Luke Donald open to captaining Team Europe at 2025 Ryder Cup

Luke Donald “would consider” keeping the European Ryder Cup captaincy for the next edition in two years' time.

A four-time Ryder Cup winner as a player, the 45-year-old earned rave reviews for his leadership in Rome as Team Europe regained the trophy with a 16.5-11.5 victory.

Rory McIlroy led the calls for Donald to captain the side again at Bethpage Black in New York and it is certainly not something he is ruling out.

Donald told Sky Sports News: “Well obviously I appreciate that from the players. We had a great week together. It is a long process, this is not an easy job.

“I certainly haven't given it really any thought yet. It's something I would have to sit down and think about. Of course I would consider it. I'm trying to enjoy this moment right now, enjoy this victory, and then we'll see what happens in the future.”

Donald has a perfect record as player and captain in the Ryder Cup and he knows that would very much be on the line should he lead the side again in 2025.

“Maybe I go out leaving a legacy as a winning Ryder Cup captain and not risk that,” he said.

“Obviously going over there in New York, which would be a real cauldron, those fans are extremely passionate.
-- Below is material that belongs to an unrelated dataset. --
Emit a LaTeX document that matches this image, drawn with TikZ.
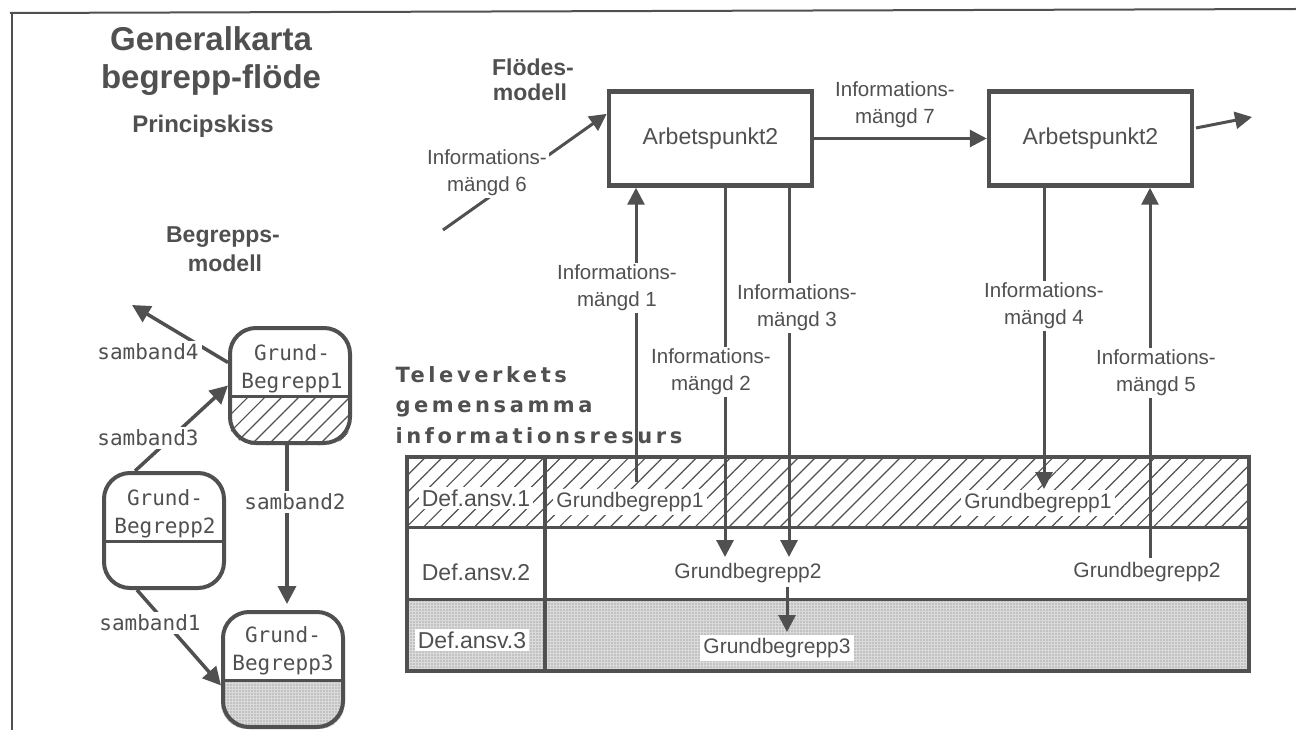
\documentclass[tikz,border=0pt]{standalone}
\usepackage{fontspec}
\setmainfont{Liberation Sans}
\newfontfamily\gbmono{DejaVu Sans Mono}
\newfontfamily\tvsans{DejaVu Sans}
\usetikzlibrary{arrows.meta,calc,patterns.meta}
\definecolor{ink}{RGB}{80,80,80}
\definecolor{stip}{RGB}{218,218,218}
\pgfdeclarelayer{bg}
\pgfsetlayers{bg,main}

\tikzset{
  every node/.style={text=ink},
  titlefont/.style={font=\bfseries\fontsize{33}{38}\selectfont},
  subfont/.style={font=\bfseries\fontsize{24}{28}\selectfont},
  headfont/.style={font=\bfseries\fontsize{23}{27}\selectfont},
  tvfont/.style={font=\tvsans\bfseries\fontsize{21}{30}\selectfont\addfontfeatures{LetterSpace=17}},
  infolbl/.style={font=\fontsize{20.5}{27}\selectfont, align=center, fill=white, inner sep=2pt},
  apbox/.style={draw=ink, line width=4.5pt, minimum width=203pt, minimum height=94pt,
                font=\fontsize{23}{27}\selectfont},
  conn/.style={draw=ink, line width=3pt, -{Triangle[length=17pt,width=17pt]}},
  lconn/.style={draw=ink, line width=3.5pt, -{Triangle[length=18pt,width=18pt]}},
  gbox/.style={draw=ink, line width=4pt, rounded corners=26pt, minimum width=120pt, minimum height=115pt},
  gtext/.style={font=\gbmono\fontsize{21}{28}\selectfont, align=center},
  sband/.style={font=\gbmono\fontsize{21}{25}\selectfont, fill=white, inner sep=3pt},
  cell/.style={font=\fontsize{23}{27}\selectfont, fill=white, inner sep=3pt},
  gbt/.style={font=\fontsize{21}{25}\selectfont, fill=white, inner sep=3pt},
  divline/.style={draw=ink, line width=3pt},
  hatchfill/.style={pattern={Lines[angle=45,distance=12pt,line width=1.2pt]}, pattern color=ink},
  stipfill/.style={preaction={fill=stip}, pattern={Dots[radius=0.55pt,distance=3pt]}, pattern color=ink!80},
}

\begin{document}
\begin{tikzpicture}[x=1pt,y=-1pt]
\begin{pgfonlayer}{bg}
  \fill[white] (0,0) rectangle (1296,730);
\end{pgfonlayer}
\useasboundingbox (0,0) rectangle (1296,730);

% page frame (top and left edges)
\draw[ink, line width=2pt] (10,13) -- (1296,9);
\draw[ink, line width=2pt] (12,13) -- (12,730);

% headings
\node[titlefont, anchor=base] (t1) at (211,51) {Generalkarta};
\node[titlefont, anchor=base] (t2) at (211,89) {begrepp-flöde};
\node[subfont, anchor=base] (t3) at (203,133) {Principskiss};
\node[headfont, anchor=base] (fm1) at (533,76) {Flödes-};
\node[headfont, anchor=base] (fm2) at (530,101) {modell};
\node[headfont, anchor=base] (bm1) at (223,243) {Begrepps-};
\node[headfont, anchor=base] (bm2) at (225,272) {modell};
\node[tvfont, anchor=base west] (tv1) at (392,382) {Televerkets};
\node[tvfont, anchor=base west] (tv2) at (392,412.5) {gemensamma};
\node[tvfont, anchor=base west] (tv3) at (392,443) {informationsresurs};

% flow model: work points
\node[apbox] (A1) at (710.5,138.5) {Arbetspunkt2};
\node[apbox] (A2) at (1090.5,138.5) {Arbetspunkt2};

% shared information resource table
\begin{pgfonlayer}{bg}
  \fill[hatchfill] (407,457) rectangle (1249,527);
  \fill[stipfill] (407,599) rectangle (1249,671);
\end{pgfonlayer}
\draw[divline] (407,527) -- (1249,527);
\draw[divline] (407,599) -- (1249,599);
\draw[ink, line width=4.5pt] (545,457) -- (545,671);
\draw[ink, line width=4.5pt] (407,457) rectangle (1249,671);

\node[cell] (d1) at (476,498) {Def.ansv.1};
\node[cell] (d2) at (476,572) {Def.ansv.2};
\node[cell] (d3) at (472,640) {Def.ansv.3};
\node[gbt] (g1a) at (630,502) {Grundbegrepp1};
\node[gbt] (g1b) at (1038,503) {Grundbegrepp1};
\node[gbt] (g2a) at (748,573) {Grundbegrepp2};
\node[gbt] (g2b) at (1147,572) {Grundbegrepp2};
\node[gbt] (g3) at (777,648) {Grundbegrepp3};

% flow connectors
\coordinate (in6) at (443,230);
\draw[conn] (in6) -- ($(A1.north west)!0.25!(A1.south west)$);
\draw[conn] (A1.east) -- (A2.west);
\coordinate (o1) at (1196,128);
\coordinate (o2) at (1252,117);
\draw[conn] (o1) -- (o2);

\coordinate (v1) at ($(g1a.north)+(6,-7)$);
\draw[conn] (v1) -- (v1 |- A1.south);
\coordinate (v2) at ($(g2a.north)+(-23,-3)$);
\draw[conn] (v2 |- A1.south) -- (v2);
\coordinate (v3) at ($(g2a.north)+(41,-3)$);
\draw[conn] (v3 |- A1.south) -- (v3);
\coordinate (v4) at ($(g1b.north)+(6,-1)$);
\draw[conn] (v4 |- A2.south) -- (v4);
\coordinate (v5) at ($(g2b.north)+(3,-1)$);
\draw[conn] (v5) -- (v5 |- A2.south);
\coordinate (v6a) at ($(g2a.south)+(39,1)$);
\coordinate (v6b) at ($(v6a |- g3.north)+(0,-3)$);
\draw[conn] (v6a) -- (v6b);

% flow labels
\node[infolbl] (L1) at (617,288) {Informations-\\mängd 1};
\node[infolbl] (L2) at (711,372) {Informations-\\mängd 2};
\node[infolbl] (L3) at (797,308) {Informations-\\mängd 3};
\node[infolbl] (L4) at (1044,306) {Informations-\\mängd 4};
\node[infolbl] (L5) at (1156,373) {Informations-\\mängd 5};
\node[infolbl] (L6) at (487,173) {Informations-\\mängd 6};
\node[infolbl, fill=none] (L7) at (895,105) {Informations-\\mängd 7};

% concept model
\node[gbox] (GB1) at (290,385.5) {};
\node[gbox] (GB2) at (164,530.5) {};
\node[gbox] (GB3) at (283,669.5) {};
\begin{pgfonlayer}{bg}
  \begin{scope}
    \clip[rounded corners=26pt] (GB1.north west) rectangle (GB1.south east);
    \fill[hatchfill] ($(GB1.north west)+(0,70)$) rectangle (GB1.south east);
  \end{scope}
  \begin{scope}
    \clip[rounded corners=26pt] (GB3.north west) rectangle (GB3.south east);
    \fill[stipfill] ($(GB3.north west)+(0,70)$) rectangle (GB3.south east);
  \end{scope}
\end{pgfonlayer}
\draw[divline] ($(GB1.north west)+(0,70)$) -- ($(GB1.north east)+(0,70)$);
\draw[divline] ($(GB2.north west)+(0,70)$) -- ($(GB2.north east)+(0,70)$);
\draw[divline] ($(GB3.north west)+(0,70)$) -- ($(GB3.north east)+(0,70)$);

\node[gtext] (GB1t) at (292,368.5) {Grund-\\Begrepp1};
\node[gtext] (GB2t) at (165,513.5) {Grund-\\Begrepp2};
\node[gtext] (GB3t) at (283,650.5) {Grund-\\Begrepp3};

\coordinate (s2) at ($(GB1.south)+(-3,0)$);
\draw[lconn] (s2) -- ($(s2 |- GB3.north)+(0,-6)$);
\draw[lconn] ($(GB2.north)+(-29,0)$) -- (GB1.west);
\coordinate (s4end) at (132,305);
\draw[lconn] ($(GB1.west)+(0,-23)$) -- (s4end);
\draw[lconn] ($(GB2.south)+(-27,0)$) -- ($(GB3.west)+(0,16)$);

\node[sband] (sb4) at (148,352) {samband4};
\node[sband] (sb3) at (148,438) {samband3};
\node[sband] (sb2) at (295,502) {samband2};
\node[sband] (sb1) at (150,623) {samband1};
\end{tikzpicture}
\end{document}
It would be a really, really tough environment. If I was to do this job, and I was to go over there and win, that would be some accomplishment.”

There were joyous scenes of European celebration at Marco Simone Golf and Country Club, on the team bus and at the hotel.

“We celebrated like we should have,” added Donald. “It was a fun night, celebrating with team-mates, with fans, with family, and memories that will stay with us forever.

“It's still sinking in. This has been a long process, it's a long journey, I'm so glad it ended up like it did. It was just an amazing week sharing this with my team-mates and the staff and the families, everyone.”

After an emotional defeat in the United States two years ago, in which he won just one point, McIlroy was delighted to have wrested back the trophy.

“The scoreline - 19-9, that hurt, it really did. I didn't feel like I gave my best performance and I didn't feel like I did my part for the team," said McIlroy, who led the European charge this time with four points from his five matches. “This wasn't about revenge. This was about redemption and showing what we could do.”

The Northern Irishman now wants to build on the triumph and win in the US in 2025.

“I think one of the biggest accomplishments in golf right now is winning an away Ryder Cup - and that's what we're going to do at Bethpage,” he added.